Direction: Any picture among the records should be left out, please; retype the rest exactly.

Data shown:
########

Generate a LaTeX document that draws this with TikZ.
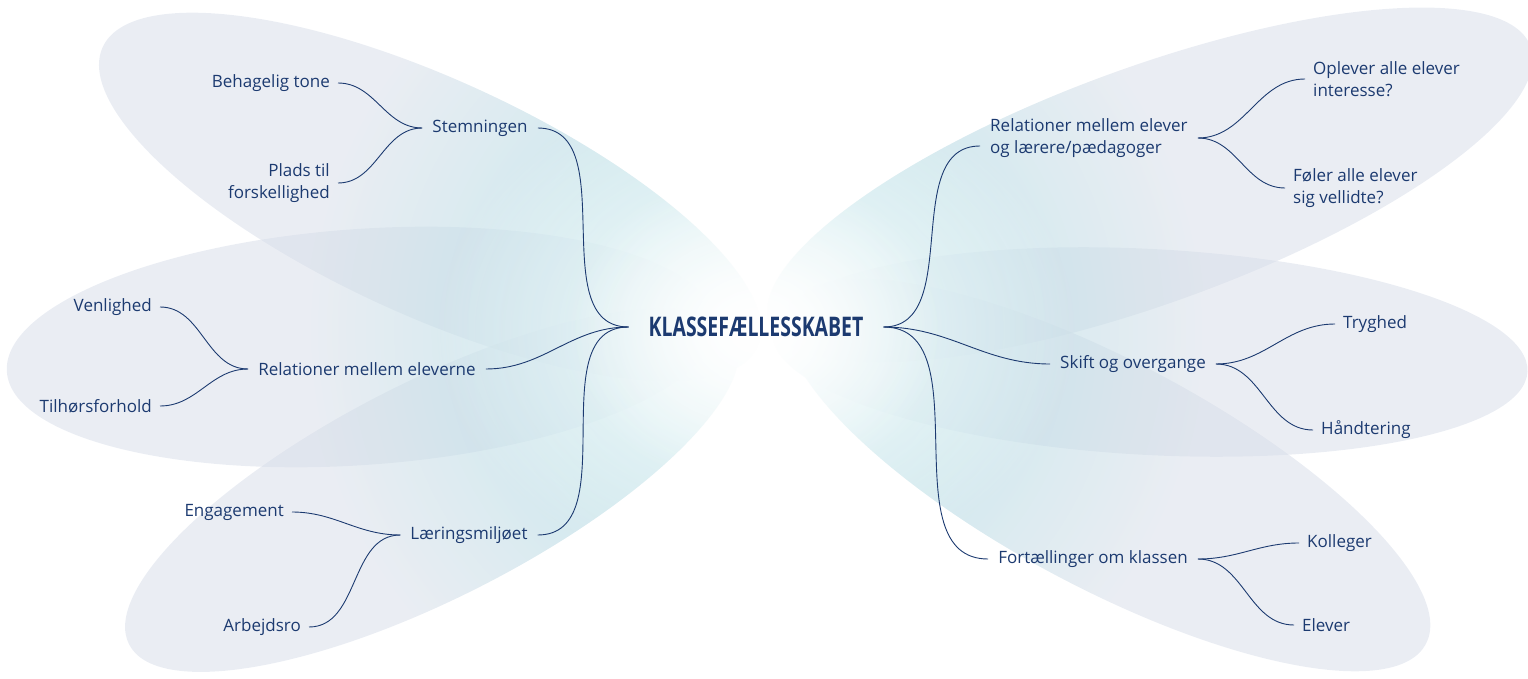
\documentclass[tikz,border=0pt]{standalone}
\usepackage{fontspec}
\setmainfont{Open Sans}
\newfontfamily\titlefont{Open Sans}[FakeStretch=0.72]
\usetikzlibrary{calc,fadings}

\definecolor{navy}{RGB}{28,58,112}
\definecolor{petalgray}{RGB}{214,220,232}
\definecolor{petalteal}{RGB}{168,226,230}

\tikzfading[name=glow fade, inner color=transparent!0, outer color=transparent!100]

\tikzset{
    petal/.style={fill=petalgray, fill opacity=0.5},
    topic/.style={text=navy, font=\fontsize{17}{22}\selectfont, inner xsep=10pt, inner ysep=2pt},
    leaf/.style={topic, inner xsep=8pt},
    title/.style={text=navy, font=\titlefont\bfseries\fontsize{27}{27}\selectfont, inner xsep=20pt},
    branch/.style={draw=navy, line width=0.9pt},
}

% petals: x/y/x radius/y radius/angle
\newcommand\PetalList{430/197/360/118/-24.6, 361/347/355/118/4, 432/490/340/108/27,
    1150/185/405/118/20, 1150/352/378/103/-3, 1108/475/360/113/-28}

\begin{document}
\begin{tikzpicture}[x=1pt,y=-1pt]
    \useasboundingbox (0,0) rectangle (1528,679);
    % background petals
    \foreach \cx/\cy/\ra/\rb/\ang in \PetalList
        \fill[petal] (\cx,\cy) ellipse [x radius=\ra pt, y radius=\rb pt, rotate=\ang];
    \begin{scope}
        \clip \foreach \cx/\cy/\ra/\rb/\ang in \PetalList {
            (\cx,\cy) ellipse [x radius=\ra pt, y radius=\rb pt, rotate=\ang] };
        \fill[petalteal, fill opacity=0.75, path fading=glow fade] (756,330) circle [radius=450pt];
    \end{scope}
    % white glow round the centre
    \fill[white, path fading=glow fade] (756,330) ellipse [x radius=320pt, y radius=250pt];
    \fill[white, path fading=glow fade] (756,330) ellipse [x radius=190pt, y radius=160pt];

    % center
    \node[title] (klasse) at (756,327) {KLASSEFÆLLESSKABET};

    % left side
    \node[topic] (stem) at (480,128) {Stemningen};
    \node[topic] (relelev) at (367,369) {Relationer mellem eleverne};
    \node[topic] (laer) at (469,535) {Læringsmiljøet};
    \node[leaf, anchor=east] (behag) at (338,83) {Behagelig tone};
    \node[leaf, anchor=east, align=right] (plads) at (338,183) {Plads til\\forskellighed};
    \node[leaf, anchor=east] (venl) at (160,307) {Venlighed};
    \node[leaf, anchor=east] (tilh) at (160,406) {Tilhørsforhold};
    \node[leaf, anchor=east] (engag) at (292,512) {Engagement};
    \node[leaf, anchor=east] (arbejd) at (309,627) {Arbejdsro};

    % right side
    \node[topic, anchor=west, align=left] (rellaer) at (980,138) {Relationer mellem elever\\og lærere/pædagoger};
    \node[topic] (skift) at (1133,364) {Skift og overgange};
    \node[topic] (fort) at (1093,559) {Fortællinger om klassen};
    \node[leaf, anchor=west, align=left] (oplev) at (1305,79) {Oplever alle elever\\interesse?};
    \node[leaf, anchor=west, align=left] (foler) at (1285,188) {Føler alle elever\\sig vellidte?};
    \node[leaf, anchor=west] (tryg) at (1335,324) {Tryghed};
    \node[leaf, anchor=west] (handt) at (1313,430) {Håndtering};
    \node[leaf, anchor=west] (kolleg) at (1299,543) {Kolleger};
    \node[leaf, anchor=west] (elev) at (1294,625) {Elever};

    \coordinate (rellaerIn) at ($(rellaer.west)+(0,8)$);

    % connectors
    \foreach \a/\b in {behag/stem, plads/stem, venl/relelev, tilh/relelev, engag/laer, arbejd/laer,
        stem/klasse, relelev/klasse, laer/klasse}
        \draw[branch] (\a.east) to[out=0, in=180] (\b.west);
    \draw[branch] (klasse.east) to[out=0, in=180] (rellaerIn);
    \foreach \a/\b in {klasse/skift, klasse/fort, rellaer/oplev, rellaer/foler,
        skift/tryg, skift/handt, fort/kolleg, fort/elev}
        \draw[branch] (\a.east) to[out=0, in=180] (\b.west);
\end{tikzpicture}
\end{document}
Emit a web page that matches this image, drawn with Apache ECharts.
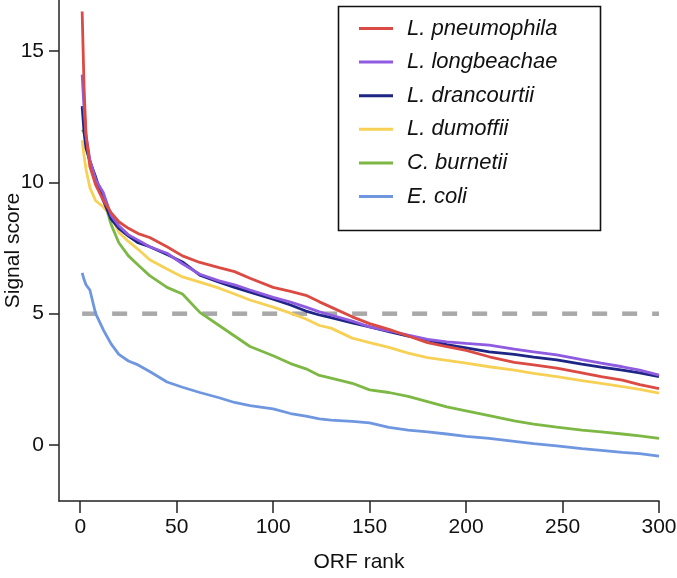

########

Solved exercise:
Generate a LaTeX document that draws this with TikZ.
\documentclass[tikz,border=0pt]{standalone}
\usepackage{fontspec}
\setmainfont{Open Sans}
\newfontfamily\titlefont{Open Sans}[FakeStretch=0.72]
\usetikzlibrary{calc,fadings}

\definecolor{navy}{RGB}{28,58,112}
\definecolor{petalgray}{RGB}{214,220,232}
\definecolor{petalteal}{RGB}{168,226,230}

\tikzfading[name=glow fade, inner color=transparent!0, outer color=transparent!100]

\tikzset{
    petal/.style={fill=petalgray, fill opacity=0.5},
    topic/.style={text=navy, font=\fontsize{17}{22}\selectfont, inner xsep=10pt, inner ysep=2pt},
    leaf/.style={topic, inner xsep=8pt},
    title/.style={text=navy, font=\titlefont\bfseries\fontsize{27}{27}\selectfont, inner xsep=20pt},
    branch/.style={draw=navy, line width=0.9pt},
}

% petals: x/y/x radius/y radius/angle
\newcommand\PetalList{430/197/360/118/-24.6, 361/347/355/118/4, 432/490/340/108/27,
    1150/185/405/118/20, 1150/352/378/103/-3, 1108/475/360/113/-28}

\begin{document}
\begin{tikzpicture}[x=1pt,y=-1pt]
    \useasboundingbox (0,0) rectangle (1528,679);
    % background petals
    \foreach \cx/\cy/\ra/\rb/\ang in \PetalList
        \fill[petal] (\cx,\cy) ellipse [x radius=\ra pt, y radius=\rb pt, rotate=\ang];
    \begin{scope}
        \clip \foreach \cx/\cy/\ra/\rb/\ang in \PetalList {
            (\cx,\cy) ellipse [x radius=\ra pt, y radius=\rb pt, rotate=\ang] };
        \fill[petalteal, fill opacity=0.75, path fading=glow fade] (756,330) circle [radius=450pt];
    \end{scope}
    % white glow round the centre
    \fill[white, path fading=glow fade] (756,330) ellipse [x radius=320pt, y radius=250pt];
    \fill[white, path fading=glow fade] (756,330) ellipse [x radius=190pt, y radius=160pt];

    % center
    \node[title] (klasse) at (756,327) {KLASSEFÆLLESSKABET};

    % left side
    \node[topic] (stem) at (480,128) {Stemningen};
    \node[topic] (relelev) at (367,369) {Relationer mellem eleverne};
    \node[topic] (laer) at (469,535) {Læringsmiljøet};
    \node[leaf, anchor=east] (behag) at (338,83) {Behagelig tone};
    \node[leaf, anchor=east, align=right] (plads) at (338,183) {Plads til\\forskellighed};
    \node[leaf, anchor=east] (venl) at (160,307) {Venlighed};
    \node[leaf, anchor=east] (tilh) at (160,406) {Tilhørsforhold};
    \node[leaf, anchor=east] (engag) at (292,512) {Engagement};
    \node[leaf, anchor=east] (arbejd) at (309,627) {Arbejdsro};

    % right side
    \node[topic, anchor=west, align=left] (rellaer) at (980,138) {Relationer mellem elever\\og lærere/pædagoger};
    \node[topic] (skift) at (1133,364) {Skift og overgange};
    \node[topic] (fort) at (1093,559) {Fortællinger om klassen};
    \node[leaf, anchor=west, align=left] (oplev) at (1305,79) {Oplever alle elever\\interesse?};
    \node[leaf, anchor=west, align=left] (foler) at (1285,188) {Føler alle elever\\sig vellidte?};
    \node[leaf, anchor=west] (tryg) at (1335,324) {Tryghed};
    \node[leaf, anchor=west] (handt) at (1313,430) {Håndtering};
    \node[leaf, anchor=west] (kolleg) at (1299,543) {Kolleger};
    \node[leaf, anchor=west] (elev) at (1294,625) {Elever};

    \coordinate (rellaerIn) at ($(rellaer.west)+(0,8)$);

    % connectors
    \foreach \a/\b in {behag/stem, plads/stem, venl/relelev, tilh/relelev, engag/laer, arbejd/laer,
        stem/klasse, relelev/klasse, laer/klasse}
        \draw[branch] (\a.east) to[out=0, in=180] (\b.west);
    \draw[branch] (klasse.east) to[out=0, in=180] (rellaerIn);
    \foreach \a/\b in {klasse/skift, klasse/fort, rellaer/oplev, rellaer/foler,
        skift/tryg, skift/handt, fort/kolleg, fort/elev}
        \draw[branch] (\a.east) to[out=0, in=180] (\b.west);
\end{tikzpicture}
\end{document}
Emit a web page that matches this image, drawn with Apache ECharts.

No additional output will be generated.